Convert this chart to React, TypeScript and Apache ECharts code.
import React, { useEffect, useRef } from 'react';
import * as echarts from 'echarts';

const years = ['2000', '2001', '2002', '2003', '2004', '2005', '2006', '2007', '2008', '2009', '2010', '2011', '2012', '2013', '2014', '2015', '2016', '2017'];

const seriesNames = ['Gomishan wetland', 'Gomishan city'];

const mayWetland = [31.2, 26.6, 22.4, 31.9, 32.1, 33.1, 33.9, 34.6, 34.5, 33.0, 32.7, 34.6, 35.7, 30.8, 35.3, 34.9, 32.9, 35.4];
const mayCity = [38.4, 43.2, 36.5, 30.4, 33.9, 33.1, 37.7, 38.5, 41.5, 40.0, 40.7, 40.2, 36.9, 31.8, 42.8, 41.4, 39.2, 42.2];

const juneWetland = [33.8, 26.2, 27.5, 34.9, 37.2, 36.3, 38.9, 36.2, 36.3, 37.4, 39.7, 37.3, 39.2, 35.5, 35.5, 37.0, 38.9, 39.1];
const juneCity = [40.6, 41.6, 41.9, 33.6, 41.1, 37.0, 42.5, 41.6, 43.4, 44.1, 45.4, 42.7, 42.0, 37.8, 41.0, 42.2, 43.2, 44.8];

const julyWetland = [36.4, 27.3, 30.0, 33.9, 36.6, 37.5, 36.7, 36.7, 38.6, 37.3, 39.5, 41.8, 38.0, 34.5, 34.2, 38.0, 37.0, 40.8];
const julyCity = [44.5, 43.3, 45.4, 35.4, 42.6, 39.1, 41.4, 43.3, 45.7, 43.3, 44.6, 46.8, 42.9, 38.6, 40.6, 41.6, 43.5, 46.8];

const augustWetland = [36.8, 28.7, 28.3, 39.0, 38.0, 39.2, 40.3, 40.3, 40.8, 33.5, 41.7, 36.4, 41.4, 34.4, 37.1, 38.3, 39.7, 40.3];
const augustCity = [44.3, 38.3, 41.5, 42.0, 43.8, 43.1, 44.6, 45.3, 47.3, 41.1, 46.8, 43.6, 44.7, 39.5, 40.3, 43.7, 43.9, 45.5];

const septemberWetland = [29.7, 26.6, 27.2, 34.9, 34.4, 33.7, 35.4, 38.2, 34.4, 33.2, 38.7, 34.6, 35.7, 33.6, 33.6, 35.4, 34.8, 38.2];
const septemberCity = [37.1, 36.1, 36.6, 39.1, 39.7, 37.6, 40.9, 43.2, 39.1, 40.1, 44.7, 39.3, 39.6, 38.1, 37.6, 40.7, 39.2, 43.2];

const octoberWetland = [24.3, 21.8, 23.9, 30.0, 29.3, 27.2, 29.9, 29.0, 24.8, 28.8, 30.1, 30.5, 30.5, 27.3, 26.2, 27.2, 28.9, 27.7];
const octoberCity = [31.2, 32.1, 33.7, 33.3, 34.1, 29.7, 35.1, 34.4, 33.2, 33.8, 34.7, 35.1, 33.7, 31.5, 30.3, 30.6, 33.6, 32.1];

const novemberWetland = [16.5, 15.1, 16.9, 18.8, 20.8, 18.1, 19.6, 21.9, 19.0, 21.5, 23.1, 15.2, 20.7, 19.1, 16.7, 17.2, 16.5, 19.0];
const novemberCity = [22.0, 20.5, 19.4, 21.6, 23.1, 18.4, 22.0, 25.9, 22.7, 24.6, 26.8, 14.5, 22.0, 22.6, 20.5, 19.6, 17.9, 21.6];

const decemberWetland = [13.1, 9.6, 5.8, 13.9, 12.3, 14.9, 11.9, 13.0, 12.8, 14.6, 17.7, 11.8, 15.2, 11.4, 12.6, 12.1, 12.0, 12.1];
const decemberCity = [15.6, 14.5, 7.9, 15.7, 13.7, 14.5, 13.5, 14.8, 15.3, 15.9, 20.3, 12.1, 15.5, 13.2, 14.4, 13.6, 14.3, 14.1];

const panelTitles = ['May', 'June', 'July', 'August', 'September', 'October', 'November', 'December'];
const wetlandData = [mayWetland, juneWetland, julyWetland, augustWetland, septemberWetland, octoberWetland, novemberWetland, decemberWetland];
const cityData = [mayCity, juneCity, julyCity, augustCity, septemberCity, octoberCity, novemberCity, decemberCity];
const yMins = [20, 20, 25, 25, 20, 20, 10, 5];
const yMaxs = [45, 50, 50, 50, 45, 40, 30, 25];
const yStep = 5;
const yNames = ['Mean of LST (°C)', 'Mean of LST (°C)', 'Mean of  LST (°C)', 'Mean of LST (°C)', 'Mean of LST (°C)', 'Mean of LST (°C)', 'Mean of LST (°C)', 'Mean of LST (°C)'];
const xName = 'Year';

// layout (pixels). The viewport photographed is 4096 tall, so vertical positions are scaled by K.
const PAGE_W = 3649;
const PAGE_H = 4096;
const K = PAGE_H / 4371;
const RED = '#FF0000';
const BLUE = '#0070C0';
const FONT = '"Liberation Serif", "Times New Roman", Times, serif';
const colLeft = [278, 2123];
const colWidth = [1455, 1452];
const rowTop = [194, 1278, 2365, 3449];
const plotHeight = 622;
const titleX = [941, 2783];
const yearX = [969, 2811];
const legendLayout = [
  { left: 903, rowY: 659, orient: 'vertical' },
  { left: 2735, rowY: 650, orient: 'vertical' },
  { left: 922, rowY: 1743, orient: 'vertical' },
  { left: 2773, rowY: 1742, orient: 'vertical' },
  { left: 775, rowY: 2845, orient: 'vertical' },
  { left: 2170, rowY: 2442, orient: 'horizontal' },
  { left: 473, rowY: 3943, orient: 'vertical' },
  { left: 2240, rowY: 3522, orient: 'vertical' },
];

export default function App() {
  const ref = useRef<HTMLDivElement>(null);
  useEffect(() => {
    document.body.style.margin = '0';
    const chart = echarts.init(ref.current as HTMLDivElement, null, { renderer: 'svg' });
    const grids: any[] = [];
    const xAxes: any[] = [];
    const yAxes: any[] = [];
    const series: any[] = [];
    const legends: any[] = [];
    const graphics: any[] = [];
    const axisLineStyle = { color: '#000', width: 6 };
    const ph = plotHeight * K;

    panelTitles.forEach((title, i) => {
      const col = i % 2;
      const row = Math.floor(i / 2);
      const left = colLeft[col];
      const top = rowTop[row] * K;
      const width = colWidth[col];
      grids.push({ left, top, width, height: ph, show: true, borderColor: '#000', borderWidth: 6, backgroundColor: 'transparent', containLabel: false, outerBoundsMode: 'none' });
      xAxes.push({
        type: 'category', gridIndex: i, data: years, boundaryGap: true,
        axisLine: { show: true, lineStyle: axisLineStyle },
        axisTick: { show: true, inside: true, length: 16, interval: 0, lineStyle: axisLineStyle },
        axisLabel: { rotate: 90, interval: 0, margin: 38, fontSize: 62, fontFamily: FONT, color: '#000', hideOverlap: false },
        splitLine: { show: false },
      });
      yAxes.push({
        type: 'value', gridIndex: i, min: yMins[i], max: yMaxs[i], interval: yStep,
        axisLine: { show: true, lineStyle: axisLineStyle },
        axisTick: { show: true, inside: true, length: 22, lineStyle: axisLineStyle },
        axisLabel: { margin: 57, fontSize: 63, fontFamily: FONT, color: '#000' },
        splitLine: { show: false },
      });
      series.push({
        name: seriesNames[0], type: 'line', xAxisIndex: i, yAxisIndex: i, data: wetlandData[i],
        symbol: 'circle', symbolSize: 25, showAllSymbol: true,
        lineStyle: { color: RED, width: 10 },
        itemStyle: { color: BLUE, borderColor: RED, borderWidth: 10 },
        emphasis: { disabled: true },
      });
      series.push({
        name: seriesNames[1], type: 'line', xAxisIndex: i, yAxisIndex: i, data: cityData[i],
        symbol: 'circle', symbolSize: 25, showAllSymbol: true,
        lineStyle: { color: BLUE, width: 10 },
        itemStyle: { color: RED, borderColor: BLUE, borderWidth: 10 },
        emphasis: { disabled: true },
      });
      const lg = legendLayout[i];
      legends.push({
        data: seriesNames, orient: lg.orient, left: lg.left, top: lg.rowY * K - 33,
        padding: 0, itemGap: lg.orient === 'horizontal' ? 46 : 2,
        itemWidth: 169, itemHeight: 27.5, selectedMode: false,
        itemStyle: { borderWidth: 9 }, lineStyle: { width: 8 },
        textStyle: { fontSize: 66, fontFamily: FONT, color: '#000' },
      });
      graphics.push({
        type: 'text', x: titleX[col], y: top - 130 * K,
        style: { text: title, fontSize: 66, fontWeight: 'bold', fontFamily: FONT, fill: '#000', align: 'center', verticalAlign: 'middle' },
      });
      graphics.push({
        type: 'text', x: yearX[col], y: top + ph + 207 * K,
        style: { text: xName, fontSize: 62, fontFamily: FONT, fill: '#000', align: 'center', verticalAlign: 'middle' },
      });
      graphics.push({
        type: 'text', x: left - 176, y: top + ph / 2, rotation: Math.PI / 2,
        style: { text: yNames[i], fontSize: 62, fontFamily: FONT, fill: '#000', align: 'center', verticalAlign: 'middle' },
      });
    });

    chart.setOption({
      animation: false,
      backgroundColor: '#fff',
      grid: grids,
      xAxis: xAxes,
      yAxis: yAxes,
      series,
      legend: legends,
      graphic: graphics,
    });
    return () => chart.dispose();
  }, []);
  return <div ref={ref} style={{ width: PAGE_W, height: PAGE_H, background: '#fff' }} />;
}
----
**Your goal:** Quote the listing above from its first line to the line with "const seriesNames = ['Gomishan", inclusive, and add nothing.

**Full response:**
Convert this chart to React, TypeScript and Apache ECharts code.
import React, { useEffect, useRef } from 'react';
import * as echarts from 'echarts';

const years = ['2000', '2001', '2002', '2003', '2004', '2005', '2006', '2007', '2008', '2009', '2010', '2011', '2012', '2013', '2014', '2015', '2016', '2017'];

const seriesNames = ['Gomishan wetland', 'Gomishan city'];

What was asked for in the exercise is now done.